**SET EXERCISE:** What is to be printed is the span of lines starting at the one containing "Emit a web page" and ending at the one containing "-0.60, -0.68, -0.76];", reproduced exactly with pictures left out.

** Begin DATA PROVIDED **

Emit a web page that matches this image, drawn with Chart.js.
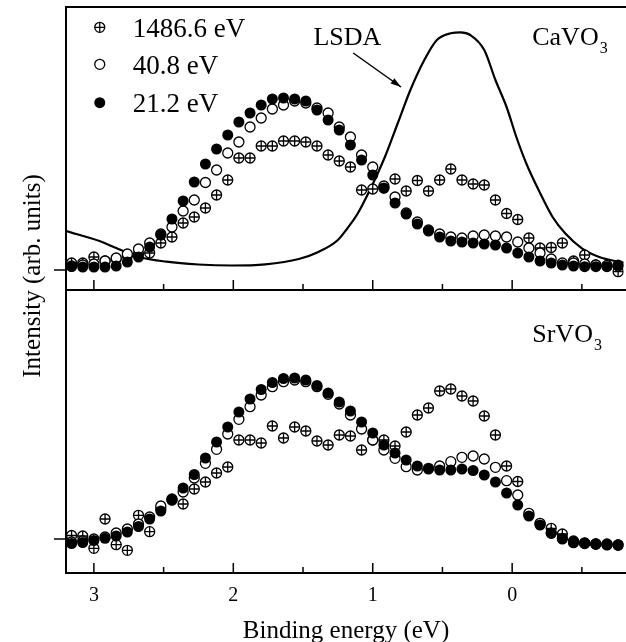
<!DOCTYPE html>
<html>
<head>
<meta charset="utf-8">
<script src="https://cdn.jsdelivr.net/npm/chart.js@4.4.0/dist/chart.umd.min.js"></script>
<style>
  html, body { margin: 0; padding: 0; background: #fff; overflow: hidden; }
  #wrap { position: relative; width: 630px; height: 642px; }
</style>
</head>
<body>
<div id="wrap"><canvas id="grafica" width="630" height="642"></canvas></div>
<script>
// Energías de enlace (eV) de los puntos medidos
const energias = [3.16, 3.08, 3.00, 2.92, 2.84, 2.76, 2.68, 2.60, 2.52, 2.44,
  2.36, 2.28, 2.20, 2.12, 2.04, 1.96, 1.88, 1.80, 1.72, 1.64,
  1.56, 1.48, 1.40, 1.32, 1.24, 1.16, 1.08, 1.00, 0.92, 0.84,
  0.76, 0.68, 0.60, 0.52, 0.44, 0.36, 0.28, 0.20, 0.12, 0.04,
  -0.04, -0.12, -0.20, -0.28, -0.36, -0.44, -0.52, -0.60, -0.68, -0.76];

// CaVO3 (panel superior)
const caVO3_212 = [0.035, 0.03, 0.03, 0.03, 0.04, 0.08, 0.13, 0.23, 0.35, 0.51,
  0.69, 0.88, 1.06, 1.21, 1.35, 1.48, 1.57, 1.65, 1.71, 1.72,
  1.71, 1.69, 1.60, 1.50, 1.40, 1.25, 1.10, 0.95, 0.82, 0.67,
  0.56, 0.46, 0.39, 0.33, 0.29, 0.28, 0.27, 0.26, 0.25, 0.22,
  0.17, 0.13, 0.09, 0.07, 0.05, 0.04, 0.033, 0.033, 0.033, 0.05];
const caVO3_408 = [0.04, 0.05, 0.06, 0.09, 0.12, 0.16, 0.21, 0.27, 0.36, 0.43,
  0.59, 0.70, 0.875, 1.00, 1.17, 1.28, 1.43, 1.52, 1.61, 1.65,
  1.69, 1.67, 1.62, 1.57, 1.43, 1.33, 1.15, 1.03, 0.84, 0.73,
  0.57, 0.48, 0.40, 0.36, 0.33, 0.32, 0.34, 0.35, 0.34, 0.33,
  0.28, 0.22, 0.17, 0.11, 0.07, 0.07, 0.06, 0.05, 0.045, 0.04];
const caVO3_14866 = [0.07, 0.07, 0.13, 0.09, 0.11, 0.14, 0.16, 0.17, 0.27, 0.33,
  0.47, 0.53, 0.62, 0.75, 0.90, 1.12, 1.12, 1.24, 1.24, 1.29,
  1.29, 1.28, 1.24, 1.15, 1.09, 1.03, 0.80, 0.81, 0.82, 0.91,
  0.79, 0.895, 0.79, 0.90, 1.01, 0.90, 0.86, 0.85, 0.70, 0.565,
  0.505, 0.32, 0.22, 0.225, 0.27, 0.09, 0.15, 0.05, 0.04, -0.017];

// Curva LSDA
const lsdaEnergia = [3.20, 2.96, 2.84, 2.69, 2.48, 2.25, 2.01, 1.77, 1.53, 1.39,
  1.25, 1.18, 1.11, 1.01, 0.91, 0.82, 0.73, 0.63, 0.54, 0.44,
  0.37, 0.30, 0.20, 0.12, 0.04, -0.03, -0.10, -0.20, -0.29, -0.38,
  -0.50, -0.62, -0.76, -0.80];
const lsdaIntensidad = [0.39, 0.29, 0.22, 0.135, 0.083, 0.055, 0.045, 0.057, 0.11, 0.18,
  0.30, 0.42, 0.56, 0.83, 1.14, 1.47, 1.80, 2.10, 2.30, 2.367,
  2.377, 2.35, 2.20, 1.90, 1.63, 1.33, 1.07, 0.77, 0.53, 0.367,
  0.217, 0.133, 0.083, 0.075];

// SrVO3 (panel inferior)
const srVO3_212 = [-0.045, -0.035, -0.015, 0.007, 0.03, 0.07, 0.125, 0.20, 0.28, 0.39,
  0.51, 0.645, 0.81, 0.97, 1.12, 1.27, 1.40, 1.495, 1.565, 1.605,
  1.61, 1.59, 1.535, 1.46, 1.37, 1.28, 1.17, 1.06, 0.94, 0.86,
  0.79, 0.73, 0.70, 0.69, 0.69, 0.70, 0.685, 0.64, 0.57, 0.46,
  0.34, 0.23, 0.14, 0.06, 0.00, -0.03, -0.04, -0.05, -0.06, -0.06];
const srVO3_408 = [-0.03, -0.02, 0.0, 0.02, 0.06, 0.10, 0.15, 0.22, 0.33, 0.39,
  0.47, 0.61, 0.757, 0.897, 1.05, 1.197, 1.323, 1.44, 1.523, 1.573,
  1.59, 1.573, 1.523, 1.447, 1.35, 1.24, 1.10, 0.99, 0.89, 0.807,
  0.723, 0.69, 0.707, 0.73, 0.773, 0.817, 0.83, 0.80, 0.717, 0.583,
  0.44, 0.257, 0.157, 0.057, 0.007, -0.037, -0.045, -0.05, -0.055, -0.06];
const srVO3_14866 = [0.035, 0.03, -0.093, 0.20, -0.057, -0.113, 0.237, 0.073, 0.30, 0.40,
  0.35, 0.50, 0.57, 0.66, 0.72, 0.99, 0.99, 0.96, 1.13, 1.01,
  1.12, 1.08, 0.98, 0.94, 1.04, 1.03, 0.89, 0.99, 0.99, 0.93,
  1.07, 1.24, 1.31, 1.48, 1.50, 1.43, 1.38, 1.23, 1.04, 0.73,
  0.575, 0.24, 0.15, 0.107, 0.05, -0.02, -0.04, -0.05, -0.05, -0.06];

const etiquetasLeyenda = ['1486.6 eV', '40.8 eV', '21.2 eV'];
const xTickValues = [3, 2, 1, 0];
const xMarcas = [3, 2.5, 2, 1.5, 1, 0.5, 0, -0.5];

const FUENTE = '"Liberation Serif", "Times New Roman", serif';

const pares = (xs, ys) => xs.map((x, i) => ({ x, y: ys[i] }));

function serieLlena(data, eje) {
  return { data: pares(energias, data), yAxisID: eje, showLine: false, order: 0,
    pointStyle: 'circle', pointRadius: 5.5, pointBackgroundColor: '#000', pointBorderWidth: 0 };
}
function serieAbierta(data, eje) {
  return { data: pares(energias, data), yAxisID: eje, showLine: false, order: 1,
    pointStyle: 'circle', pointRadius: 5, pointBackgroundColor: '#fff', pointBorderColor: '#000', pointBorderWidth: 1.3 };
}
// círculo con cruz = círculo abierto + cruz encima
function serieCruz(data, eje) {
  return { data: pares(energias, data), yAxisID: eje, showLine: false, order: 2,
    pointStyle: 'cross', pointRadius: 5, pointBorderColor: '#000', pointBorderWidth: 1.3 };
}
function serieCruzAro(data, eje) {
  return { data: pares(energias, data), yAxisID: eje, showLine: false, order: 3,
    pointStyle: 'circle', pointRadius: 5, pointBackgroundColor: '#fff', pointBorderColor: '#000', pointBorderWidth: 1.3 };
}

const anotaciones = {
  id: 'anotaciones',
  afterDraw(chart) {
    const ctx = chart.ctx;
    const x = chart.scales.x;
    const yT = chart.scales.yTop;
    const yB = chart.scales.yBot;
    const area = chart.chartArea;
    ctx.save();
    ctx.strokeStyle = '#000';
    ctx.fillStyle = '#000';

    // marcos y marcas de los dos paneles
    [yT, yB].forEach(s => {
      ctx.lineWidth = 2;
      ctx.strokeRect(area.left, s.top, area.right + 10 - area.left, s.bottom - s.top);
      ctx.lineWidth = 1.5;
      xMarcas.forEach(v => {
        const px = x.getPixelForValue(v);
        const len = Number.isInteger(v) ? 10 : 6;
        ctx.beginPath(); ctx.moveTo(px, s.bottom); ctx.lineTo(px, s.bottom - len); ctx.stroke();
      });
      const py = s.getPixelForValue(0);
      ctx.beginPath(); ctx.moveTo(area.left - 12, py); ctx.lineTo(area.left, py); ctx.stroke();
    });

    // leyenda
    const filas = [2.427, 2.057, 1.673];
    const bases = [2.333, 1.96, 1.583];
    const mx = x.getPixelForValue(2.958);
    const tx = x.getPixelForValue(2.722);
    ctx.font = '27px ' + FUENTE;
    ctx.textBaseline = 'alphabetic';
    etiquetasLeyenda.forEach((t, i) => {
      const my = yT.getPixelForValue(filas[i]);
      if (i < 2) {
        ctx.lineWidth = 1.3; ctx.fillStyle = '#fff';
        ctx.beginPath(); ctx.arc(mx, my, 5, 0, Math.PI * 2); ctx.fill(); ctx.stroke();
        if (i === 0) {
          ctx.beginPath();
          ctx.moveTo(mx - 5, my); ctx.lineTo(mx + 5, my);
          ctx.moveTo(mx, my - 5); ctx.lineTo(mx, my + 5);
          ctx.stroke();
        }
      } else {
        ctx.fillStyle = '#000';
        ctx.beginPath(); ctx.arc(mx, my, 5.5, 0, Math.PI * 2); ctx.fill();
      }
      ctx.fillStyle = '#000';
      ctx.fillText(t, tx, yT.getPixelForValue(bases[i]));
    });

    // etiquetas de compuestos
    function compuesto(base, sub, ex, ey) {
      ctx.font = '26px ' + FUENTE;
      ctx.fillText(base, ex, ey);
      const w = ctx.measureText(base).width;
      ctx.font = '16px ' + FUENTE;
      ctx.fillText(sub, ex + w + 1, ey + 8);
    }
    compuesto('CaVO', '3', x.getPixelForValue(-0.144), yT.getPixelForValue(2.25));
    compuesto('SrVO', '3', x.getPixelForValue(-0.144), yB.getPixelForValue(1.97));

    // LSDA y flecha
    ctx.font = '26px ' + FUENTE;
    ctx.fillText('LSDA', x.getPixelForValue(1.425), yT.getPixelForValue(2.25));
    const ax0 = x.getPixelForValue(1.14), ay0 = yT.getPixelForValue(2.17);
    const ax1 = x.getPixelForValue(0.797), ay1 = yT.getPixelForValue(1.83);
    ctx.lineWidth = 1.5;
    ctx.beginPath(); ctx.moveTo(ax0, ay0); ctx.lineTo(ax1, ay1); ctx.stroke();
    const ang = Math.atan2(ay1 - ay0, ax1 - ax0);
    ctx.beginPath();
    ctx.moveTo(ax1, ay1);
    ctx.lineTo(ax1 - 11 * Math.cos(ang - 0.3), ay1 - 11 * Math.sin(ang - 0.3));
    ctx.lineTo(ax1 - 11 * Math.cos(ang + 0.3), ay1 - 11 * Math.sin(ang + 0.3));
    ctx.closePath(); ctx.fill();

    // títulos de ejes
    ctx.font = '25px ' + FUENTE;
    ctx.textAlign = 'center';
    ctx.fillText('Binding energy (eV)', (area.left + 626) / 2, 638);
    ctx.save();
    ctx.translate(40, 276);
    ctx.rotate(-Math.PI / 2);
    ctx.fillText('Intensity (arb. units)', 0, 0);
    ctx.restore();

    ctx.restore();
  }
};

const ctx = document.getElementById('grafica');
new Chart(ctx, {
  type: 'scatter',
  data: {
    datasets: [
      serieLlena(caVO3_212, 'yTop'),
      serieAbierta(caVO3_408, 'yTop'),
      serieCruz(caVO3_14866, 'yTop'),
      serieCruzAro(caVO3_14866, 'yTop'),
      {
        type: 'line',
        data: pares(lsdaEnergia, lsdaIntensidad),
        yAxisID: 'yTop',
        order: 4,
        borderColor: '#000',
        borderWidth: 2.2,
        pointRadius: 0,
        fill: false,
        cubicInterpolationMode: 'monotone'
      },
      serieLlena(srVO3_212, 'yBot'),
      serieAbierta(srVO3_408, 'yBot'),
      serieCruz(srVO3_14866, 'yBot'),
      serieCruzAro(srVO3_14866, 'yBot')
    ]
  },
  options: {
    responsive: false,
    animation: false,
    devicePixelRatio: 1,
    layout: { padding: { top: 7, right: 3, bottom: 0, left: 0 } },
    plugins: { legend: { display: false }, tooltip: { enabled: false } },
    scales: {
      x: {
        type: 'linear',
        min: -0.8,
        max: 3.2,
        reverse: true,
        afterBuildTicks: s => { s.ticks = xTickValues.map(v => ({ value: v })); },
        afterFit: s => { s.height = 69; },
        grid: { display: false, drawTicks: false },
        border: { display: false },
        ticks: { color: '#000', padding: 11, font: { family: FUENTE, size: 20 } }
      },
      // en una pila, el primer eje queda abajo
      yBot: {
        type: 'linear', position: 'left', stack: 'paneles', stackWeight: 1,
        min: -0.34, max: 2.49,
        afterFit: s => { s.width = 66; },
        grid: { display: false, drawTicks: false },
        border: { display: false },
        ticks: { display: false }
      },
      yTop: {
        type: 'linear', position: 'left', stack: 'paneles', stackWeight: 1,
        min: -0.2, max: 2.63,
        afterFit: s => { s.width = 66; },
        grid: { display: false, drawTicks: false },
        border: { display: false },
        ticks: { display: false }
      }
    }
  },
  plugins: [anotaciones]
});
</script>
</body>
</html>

** End DATA PROVIDED **
** Begin DATA PROVIDED **

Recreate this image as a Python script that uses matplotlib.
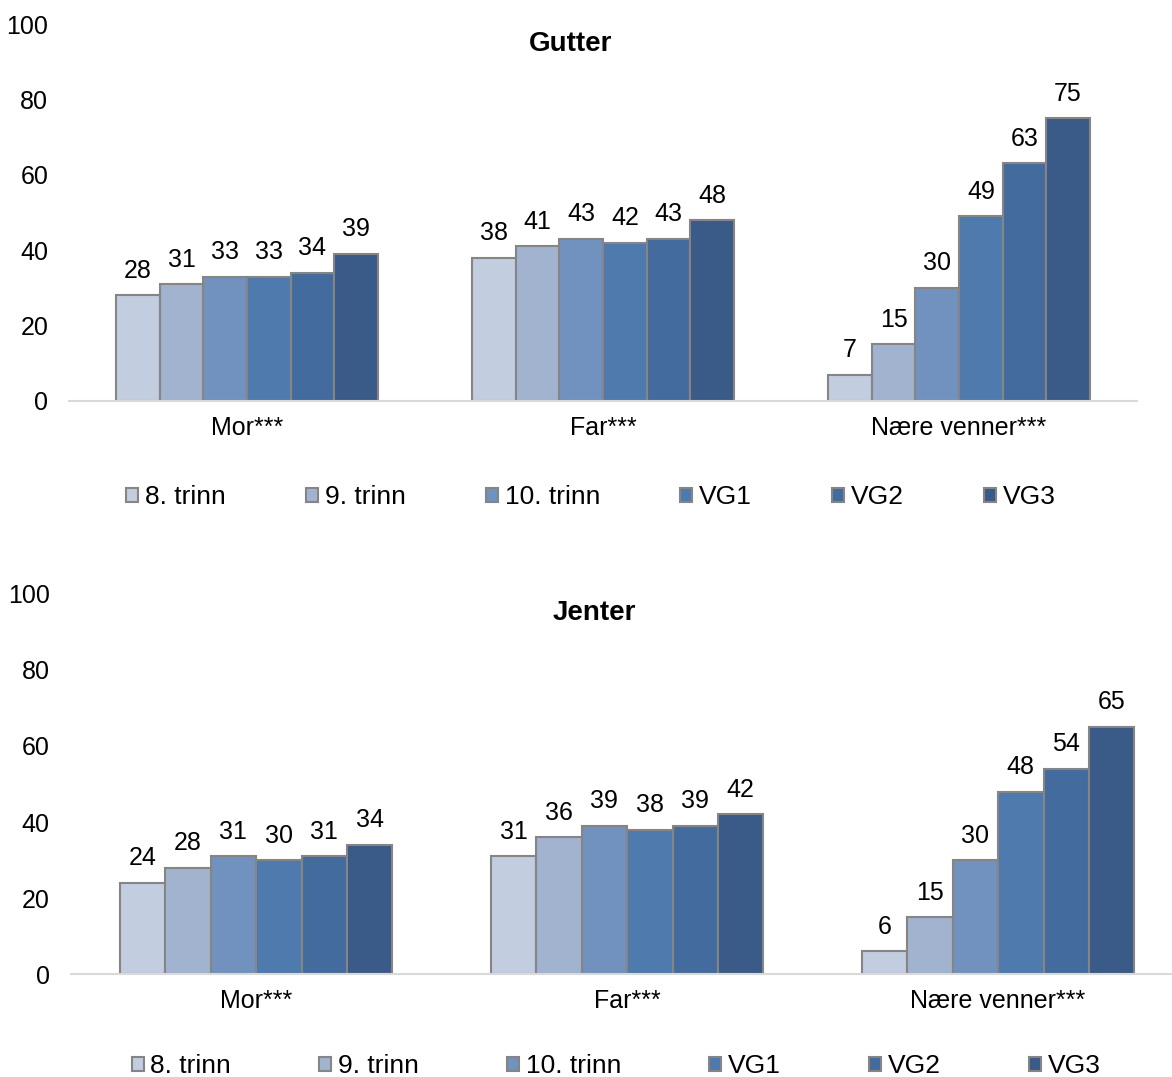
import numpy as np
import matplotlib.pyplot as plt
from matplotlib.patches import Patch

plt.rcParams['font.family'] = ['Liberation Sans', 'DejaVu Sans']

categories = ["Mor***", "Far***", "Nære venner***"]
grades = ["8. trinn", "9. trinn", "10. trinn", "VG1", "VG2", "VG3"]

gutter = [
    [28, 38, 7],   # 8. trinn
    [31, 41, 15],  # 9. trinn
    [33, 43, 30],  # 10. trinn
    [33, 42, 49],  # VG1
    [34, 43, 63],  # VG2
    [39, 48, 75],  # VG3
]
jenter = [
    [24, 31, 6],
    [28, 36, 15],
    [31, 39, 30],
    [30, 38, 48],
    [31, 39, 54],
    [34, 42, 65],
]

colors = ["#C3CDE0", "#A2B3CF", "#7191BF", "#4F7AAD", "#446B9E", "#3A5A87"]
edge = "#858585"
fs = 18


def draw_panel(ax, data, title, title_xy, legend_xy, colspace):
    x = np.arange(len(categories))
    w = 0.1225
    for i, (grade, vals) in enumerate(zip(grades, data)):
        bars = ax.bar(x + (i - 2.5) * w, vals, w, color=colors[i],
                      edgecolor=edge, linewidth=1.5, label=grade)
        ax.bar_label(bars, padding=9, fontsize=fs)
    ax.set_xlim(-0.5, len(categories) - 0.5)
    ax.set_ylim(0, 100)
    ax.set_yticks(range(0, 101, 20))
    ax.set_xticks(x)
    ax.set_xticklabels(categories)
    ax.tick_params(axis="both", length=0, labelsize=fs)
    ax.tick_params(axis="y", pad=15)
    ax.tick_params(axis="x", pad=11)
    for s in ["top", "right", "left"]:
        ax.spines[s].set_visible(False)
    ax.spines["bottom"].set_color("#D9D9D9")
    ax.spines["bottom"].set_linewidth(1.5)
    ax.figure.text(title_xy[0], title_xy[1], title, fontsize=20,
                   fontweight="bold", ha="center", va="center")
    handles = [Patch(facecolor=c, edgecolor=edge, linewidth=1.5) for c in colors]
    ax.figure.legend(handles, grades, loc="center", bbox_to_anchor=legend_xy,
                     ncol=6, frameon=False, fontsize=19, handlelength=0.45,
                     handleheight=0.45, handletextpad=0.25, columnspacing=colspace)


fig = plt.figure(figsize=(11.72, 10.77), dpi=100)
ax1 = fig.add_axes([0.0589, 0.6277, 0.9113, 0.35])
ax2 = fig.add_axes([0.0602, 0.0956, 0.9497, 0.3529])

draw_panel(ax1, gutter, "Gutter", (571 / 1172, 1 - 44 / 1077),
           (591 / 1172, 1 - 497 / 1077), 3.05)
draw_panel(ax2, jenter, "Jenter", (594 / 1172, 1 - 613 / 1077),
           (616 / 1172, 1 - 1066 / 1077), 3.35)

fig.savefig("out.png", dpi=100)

** End DATA PROVIDED **

**TASK RESULT:**
Emit a web page that matches this image, drawn with Chart.js.
<!DOCTYPE html>
<html>
<head>
<meta charset="utf-8">
<script src="https://cdn.jsdelivr.net/npm/chart.js@4.4.0/dist/chart.umd.min.js"></script>
<style>
  html, body { margin: 0; padding: 0; background: #fff; overflow: hidden; }
  #wrap { position: relative; width: 630px; height: 642px; }
</style>
</head>
<body>
<div id="wrap"><canvas id="grafica" width="630" height="642"></canvas></div>
<script>
// Energías de enlace (eV) de los puntos medidos
const energias = [3.16, 3.08, 3.00, 2.92, 2.84, 2.76, 2.68, 2.60, 2.52, 2.44,
  2.36, 2.28, 2.20, 2.12, 2.04, 1.96, 1.88, 1.80, 1.72, 1.64,
  1.56, 1.48, 1.40, 1.32, 1.24, 1.16, 1.08, 1.00, 0.92, 0.84,
  0.76, 0.68, 0.60, 0.52, 0.44, 0.36, 0.28, 0.20, 0.12, 0.04,
  -0.04, -0.12, -0.20, -0.28, -0.36, -0.44, -0.52, -0.60, -0.68, -0.76];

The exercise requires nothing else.